The project advances amid a climate of monetary tension. Europe still heavily depends on non-European actors for card payments, mobile wallets, and part of the digital infrastructure. This dependence becomes more visible with the rise of dollar-backed stablecoins.

In parallel, a consortium of European banks is also working on a MiCA-compliant euro stablecoin. This shows that two paths progress simultaneously. On one side, a public digital currency supported by the ECB. On the other, regulated private initiatives designed to move faster on certain uses.

The real battle is therefore not only technological. It is political. Who will control digital payments in Europe tomorrow? Commercial banks, American giants, stablecoin issuers, or the central bank? The Digital Euro is the institutional answer to this question.

Between sovereignty and banking mistrust

Not all banks look at this project with enthusiasm. Some fear a loss of income on payments. Others worry that client deposits might shift towards a form of currency directly guaranteed by the central bank. The ECB is therefore trying to reassure.

The official discourse insists on one point: the Digital Euro must complement cash, not replace it. This sentence targets citizens but also banks. The project does not want to eliminate cash. It wants to offer a public alternative in a world where payment is becoming increasingly mobile, instantaneous, and private.

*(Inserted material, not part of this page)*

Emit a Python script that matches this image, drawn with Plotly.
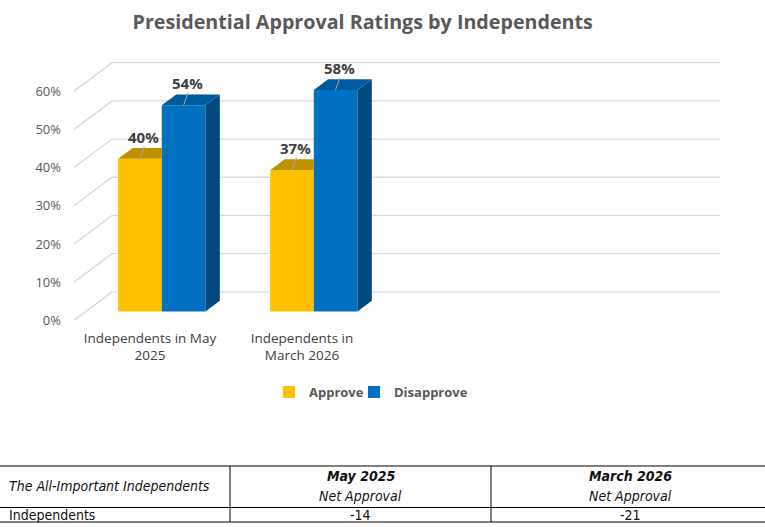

The next steps will depend on the European legislative framework. The Commission presented its package in 2023. The Council progressed in 2025. The Parliament showed stronger support in 2026. But the final decision will be up to the ECB once the political rules are adopted.

For the nine Italian banks, the immediate challenge remains technical. Test, correct, measure, then transmit the results. But the background is much broader. The Digital Euro could become one of the key tools of European financial independence, especially facing the pressure of American stablecoins. Italy is not only trying an infrastructure. It is participating in a dress rehearsal.